**STATED PROBLEM**: Count the lines in the records below that contain the word "this", and reply with only that number.

━━━ RECORD EXTRACTS ━━━

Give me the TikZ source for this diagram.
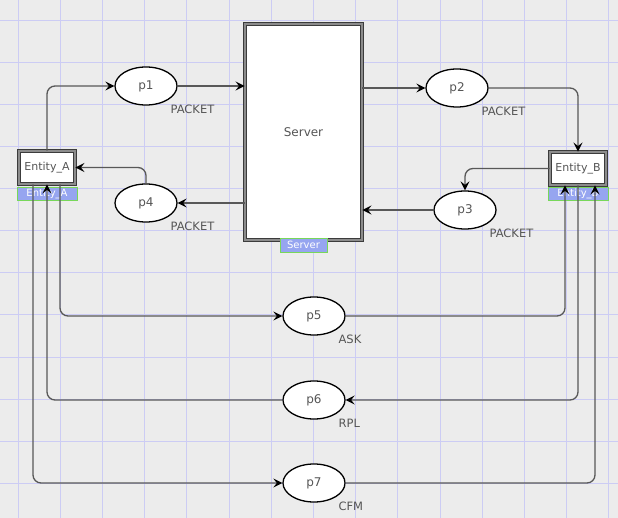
\documentclass[tikz,border=0pt]{standalone}
\usepackage{fontspec}
\setmainfont{DejaVu Sans}
\usetikzlibrary{arrows.meta, shapes.geometric, positioning}
\definecolor{petribg}{RGB}{236,236,236}
\definecolor{petrigrid}{RGB}{204,204,244}
\definecolor{petriline}{RGB}{88,88,88}
\definecolor{petridark}{RGB}{60,60,60}
\definecolor{petriband}{RGB}{140,140,140}
\definecolor{petritag}{RGB}{150,165,240}
\definecolor{petrigreen}{RGB}{120,215,90}
\definecolor{petritext}{RGB}{85,85,85}

\begin{document}
\begin{tikzpicture}[x=1pt, y=-1pt,
    place/.style={draw=black, line width=1.3pt, fill=white, ellipse,
                  minimum width=62pt, minimum height=38pt, inner sep=0pt,
                  font=\fontsize{12}{14}\selectfont, text=petritext},
    module/.style={draw=petridark, double=petriband, double distance=2.5pt,
                   line width=0.9pt, fill=white, inner sep=0pt, text=petritext},
    tag/.style={draw=petrigreen, fill=petritag, text=white, line width=0.8pt,
                inner sep=0pt, minimum height=13pt, font=\fontsize{10}{10}\selectfont},
    colset/.style={font=\fontsize{11.5}{13}\selectfont, text=petritext,
                   inner sep=0pt, below right=5pt and 2pt of #1},
    arc/.style={-{Stealth[length=9pt, width=9pt, inset=3.5pt, color=black]},
                line width=1.3pt, petriline, rounded corners=8pt}
  ]
    \useasboundingbox (0,0) rectangle (618,518);
    \fill[petribg] (0,0) rectangle (618,518);
    \foreach \gx in {18,60.2,...,612} \draw[petrigrid, line width=1pt] (\gx,0) -- (\gx,518);
    \foreach \gy in {21,63,...,518} \draw[petrigrid, line width=1pt] (0,\gy) -- (618,\gy);

    \node[module, minimum width=117pt, minimum height=216pt,
          font=\fontsize{12}{14}\selectfont] (server) at (303.5,132) {Server};
    \node[module, minimum width=56pt, minimum height=33pt,
          font=\fontsize{11}{13}\selectfont] (entA) at (47,167.5) {Entity\_A};
    \node[module, minimum width=56pt, minimum height=33pt,
          font=\fontsize{11}{13}\selectfont] (entB) at (578,168.5) {Entity\_B};

    \node[tag, minimum width=60pt] (tagA) at (47,193.5) {Entity\_A};
    \node[tag, minimum width=60pt] (tagB) at (578,194) {Entity\_B};
    \node[tag, minimum width=47pt, minimum height=14pt] (tagS) at (303.5,245) {Server};

    \node[place] (p1) at (146,86) {p1};
    \node[place] (p2) at (457,88) {p2};
    \node[place] (p3) at (465,210) {p3};
    \node[place] (p4) at (146,203) {p4};
    \node[place] (p5) at (314,316) {p5};
    \node[place] (p6) at (314,400) {p6};
    \node[place] (p7) at (314,483) {p7};

    \node[colset=p1] (cs1) {PACKET};
    \node[colset=p2] (cs2) {PACKET};
    \node[colset=p3] (cs3) {PACKET};
    \node[colset=p4] (cs4) {PACKET};
    \node[colset=p5] (cs5) {ASK};
    \node[colset=p6] (cs6) {RPL};
    \node[colset=p7] (cs7) {CFM};

    \draw[arc] (entA.north) |- (p1.west);
    \draw[arc] (p1.east) -- (p1.east -| server.west);
    \draw[arc] (server.east |- p2.west) -- (p2.west);
    \draw[arc] (p2.east) -| (entB.north);
    \draw[arc] (entB.west) -| (p3.north);
    \draw[arc] (p3.west) -- (p3.west -| server.east);
    \draw[arc] (server.west |- p4.east) -- (p4.east);
    \draw[arc] (p4.north) |- (entA.east);

    % messages between the two entities
    \draw[arc] ([xshift=13pt]entA.south) |- (p5.west);
    \draw[arc] (p5.east) -| ([xshift=-13pt]entB.south);
    \draw[arc] (entB.south) |- (p6.east);
    \draw[arc] (p6.west) -| (entA.south);
    \draw[arc] ([xshift=-14pt]entA.south) |- (p7.west);
    \draw[arc] (p7.east) -| ([xshift=17pt]entB.south);
  \end{tikzpicture}
\end{document}
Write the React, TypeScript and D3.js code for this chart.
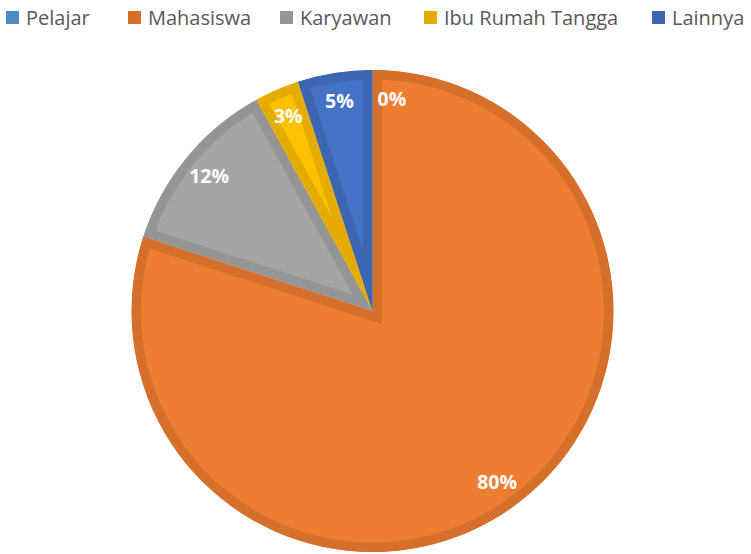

━━━

**EXERCISE RESPONSE**: 2